**Dataset excerpt:**
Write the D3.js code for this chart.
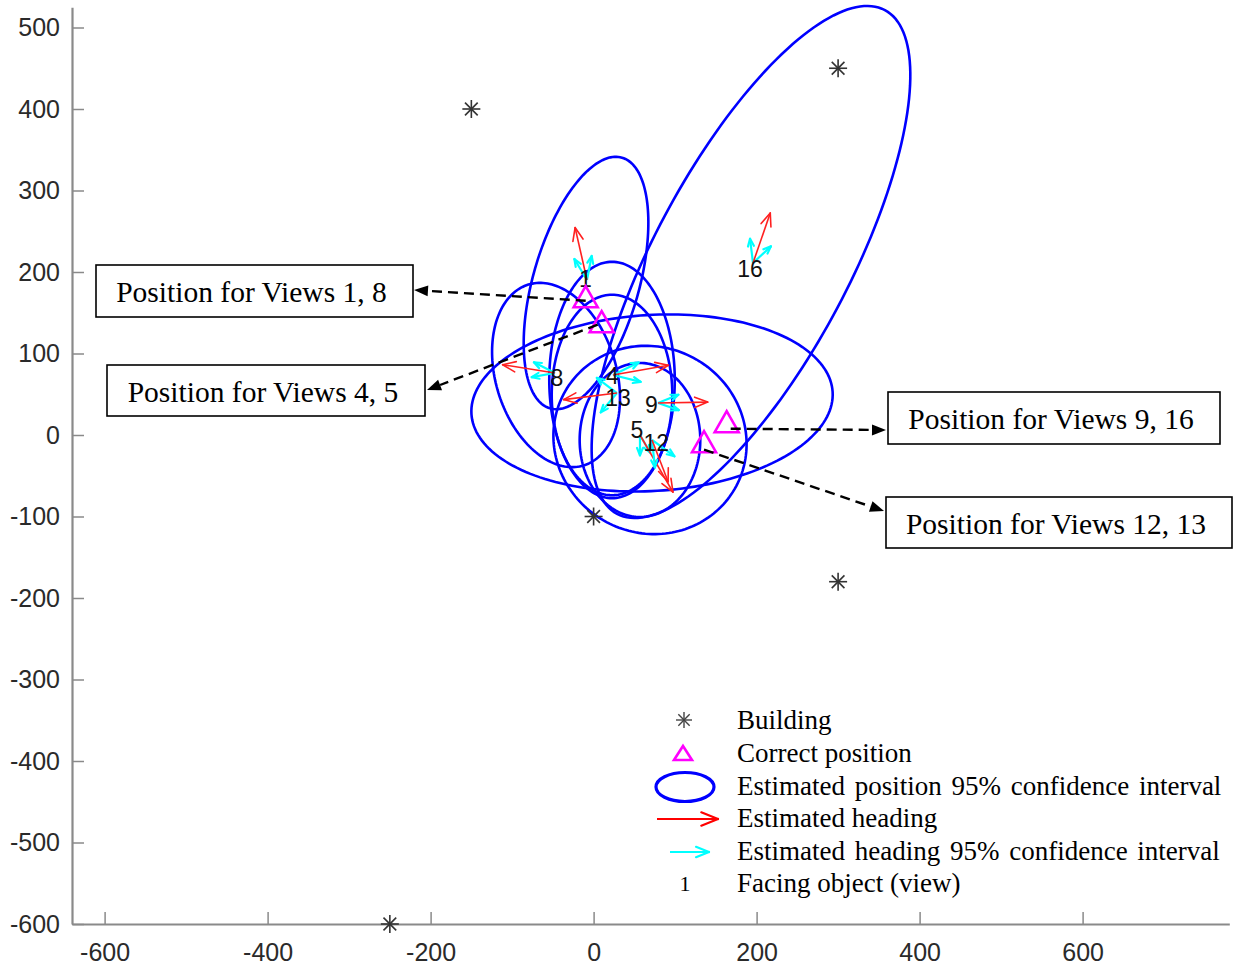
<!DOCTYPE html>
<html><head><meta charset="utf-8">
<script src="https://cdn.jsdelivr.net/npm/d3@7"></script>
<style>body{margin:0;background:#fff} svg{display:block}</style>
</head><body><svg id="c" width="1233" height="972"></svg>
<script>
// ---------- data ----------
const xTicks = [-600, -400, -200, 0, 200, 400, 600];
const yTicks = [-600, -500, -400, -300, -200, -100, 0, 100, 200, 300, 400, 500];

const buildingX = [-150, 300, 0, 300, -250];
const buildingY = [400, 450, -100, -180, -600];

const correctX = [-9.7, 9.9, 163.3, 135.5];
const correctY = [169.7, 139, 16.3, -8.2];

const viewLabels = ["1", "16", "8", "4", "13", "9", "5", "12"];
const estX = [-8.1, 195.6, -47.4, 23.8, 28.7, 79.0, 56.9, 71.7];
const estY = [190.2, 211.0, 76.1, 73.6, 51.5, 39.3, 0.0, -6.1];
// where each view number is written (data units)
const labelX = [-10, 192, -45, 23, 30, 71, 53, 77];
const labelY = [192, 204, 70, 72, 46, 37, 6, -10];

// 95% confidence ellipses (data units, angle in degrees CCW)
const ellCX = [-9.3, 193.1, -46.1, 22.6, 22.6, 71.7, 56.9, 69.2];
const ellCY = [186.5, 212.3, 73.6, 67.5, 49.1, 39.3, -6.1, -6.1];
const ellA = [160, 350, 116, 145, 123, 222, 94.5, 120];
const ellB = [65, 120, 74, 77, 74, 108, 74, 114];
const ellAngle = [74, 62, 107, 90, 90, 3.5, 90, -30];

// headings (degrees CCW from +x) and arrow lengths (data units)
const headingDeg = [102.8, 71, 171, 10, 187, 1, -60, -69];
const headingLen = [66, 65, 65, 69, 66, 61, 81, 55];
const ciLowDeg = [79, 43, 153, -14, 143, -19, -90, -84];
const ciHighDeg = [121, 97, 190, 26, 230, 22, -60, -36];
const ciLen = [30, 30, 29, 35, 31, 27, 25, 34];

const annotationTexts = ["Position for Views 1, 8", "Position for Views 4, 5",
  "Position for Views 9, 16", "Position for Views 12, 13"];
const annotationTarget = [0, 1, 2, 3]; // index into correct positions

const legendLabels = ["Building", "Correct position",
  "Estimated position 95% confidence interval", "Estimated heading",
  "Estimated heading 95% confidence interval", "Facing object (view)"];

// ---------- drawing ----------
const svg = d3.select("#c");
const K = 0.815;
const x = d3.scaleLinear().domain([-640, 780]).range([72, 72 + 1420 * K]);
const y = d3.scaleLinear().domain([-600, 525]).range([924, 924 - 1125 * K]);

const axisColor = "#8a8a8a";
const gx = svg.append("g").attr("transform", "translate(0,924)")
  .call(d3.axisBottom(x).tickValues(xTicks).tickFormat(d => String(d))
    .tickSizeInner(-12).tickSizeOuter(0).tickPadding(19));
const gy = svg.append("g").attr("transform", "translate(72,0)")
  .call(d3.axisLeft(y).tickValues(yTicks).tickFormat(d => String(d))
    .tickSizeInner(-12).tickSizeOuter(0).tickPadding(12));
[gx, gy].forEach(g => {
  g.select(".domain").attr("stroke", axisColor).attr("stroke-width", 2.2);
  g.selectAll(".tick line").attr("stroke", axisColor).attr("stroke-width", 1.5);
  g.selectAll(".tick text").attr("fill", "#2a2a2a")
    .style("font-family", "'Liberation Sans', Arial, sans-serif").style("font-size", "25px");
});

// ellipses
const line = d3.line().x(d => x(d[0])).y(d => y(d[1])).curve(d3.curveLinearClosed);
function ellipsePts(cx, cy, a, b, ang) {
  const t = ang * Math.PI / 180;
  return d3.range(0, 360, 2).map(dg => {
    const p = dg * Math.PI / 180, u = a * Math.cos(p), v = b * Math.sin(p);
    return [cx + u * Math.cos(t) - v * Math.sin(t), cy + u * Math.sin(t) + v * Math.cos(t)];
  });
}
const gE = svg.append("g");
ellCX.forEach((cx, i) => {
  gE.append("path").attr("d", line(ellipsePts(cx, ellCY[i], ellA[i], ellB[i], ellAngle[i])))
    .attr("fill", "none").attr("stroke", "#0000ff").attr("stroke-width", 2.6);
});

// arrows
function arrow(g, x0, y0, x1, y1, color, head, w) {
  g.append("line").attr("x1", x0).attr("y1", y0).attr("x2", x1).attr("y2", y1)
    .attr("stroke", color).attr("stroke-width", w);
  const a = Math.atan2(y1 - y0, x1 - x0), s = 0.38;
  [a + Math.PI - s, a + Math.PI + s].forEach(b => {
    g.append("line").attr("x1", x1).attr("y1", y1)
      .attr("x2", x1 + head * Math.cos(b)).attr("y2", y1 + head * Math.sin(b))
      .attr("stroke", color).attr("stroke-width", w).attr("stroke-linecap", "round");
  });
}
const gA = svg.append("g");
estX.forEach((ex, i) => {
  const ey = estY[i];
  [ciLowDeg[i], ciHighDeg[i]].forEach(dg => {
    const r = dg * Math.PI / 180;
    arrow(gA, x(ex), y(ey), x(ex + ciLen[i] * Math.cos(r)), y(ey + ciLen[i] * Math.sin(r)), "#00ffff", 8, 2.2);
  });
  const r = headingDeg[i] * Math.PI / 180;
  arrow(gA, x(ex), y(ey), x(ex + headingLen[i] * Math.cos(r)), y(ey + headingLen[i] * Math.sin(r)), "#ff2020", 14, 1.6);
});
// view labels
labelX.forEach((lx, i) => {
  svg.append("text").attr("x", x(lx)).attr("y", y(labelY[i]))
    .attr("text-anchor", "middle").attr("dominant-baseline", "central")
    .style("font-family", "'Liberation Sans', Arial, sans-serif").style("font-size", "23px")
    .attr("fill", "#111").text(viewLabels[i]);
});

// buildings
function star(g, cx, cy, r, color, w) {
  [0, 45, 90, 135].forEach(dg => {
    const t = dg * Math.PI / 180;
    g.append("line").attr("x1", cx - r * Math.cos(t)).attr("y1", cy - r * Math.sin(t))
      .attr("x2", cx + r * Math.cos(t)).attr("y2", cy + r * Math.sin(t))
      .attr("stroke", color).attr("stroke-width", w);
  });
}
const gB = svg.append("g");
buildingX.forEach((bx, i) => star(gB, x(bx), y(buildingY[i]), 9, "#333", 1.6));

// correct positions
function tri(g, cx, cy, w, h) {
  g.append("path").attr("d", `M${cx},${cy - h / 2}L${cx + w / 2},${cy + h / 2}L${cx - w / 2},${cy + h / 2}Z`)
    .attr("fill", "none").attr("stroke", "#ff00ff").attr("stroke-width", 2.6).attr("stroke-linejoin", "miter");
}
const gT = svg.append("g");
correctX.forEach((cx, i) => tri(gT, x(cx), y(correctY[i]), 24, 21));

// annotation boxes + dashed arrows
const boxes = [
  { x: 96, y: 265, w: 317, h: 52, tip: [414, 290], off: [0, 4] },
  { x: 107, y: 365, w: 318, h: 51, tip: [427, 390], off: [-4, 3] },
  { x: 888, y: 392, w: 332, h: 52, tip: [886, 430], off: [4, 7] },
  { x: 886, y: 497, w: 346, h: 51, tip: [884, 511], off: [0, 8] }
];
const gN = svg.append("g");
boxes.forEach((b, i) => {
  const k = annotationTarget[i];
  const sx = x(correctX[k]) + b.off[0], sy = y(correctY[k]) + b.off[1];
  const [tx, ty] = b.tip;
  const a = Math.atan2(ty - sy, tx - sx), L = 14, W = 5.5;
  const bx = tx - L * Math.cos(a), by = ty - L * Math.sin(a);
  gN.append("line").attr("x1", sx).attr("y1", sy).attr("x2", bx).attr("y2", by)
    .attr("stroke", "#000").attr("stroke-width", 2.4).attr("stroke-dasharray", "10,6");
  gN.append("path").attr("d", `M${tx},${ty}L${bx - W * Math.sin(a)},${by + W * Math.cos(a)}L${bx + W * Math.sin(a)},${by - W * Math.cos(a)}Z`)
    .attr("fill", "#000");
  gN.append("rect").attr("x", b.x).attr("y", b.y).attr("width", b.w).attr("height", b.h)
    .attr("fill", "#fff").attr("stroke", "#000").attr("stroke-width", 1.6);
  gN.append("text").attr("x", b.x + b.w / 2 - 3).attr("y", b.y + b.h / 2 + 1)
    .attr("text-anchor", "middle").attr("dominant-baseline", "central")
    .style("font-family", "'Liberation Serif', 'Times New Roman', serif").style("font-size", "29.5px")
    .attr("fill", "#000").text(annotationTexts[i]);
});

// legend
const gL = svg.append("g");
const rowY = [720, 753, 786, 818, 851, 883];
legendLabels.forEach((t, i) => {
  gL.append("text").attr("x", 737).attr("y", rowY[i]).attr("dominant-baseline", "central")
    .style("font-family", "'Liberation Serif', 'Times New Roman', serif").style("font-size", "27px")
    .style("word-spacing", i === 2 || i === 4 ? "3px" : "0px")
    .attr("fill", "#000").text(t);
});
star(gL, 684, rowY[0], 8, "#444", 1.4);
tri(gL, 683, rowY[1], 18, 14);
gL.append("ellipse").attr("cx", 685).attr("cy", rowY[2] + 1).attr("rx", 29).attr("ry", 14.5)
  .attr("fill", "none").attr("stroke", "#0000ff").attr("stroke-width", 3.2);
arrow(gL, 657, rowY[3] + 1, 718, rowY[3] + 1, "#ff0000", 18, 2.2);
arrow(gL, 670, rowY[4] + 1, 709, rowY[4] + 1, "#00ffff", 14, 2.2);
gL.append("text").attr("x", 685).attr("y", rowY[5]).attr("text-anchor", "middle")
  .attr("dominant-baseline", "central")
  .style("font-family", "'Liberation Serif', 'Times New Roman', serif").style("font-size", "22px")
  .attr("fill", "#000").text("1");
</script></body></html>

**Required work:** Write out nothing but the lines from the start of the data through the line with "const buildingY = [400, 450, -100, -180, -600];". Leave out the pictures.

**Completed exercise:**
Write the D3.js code for this chart.
<!DOCTYPE html>
<html><head><meta charset="utf-8">
<script src="https://cdn.jsdelivr.net/npm/d3@7"></script>
<style>body{margin:0;background:#fff} svg{display:block}</style>
</head><body><svg id="c" width="1233" height="972"></svg>
<script>
// ---------- data ----------
const xTicks = [-600, -400, -200, 0, 200, 400, 600];
const yTicks = [-600, -500, -400, -300, -200, -100, 0, 100, 200, 300, 400, 500];

const buildingX = [-150, 300, 0, 300, -250];
const buildingY = [400, 450, -100, -180, -600];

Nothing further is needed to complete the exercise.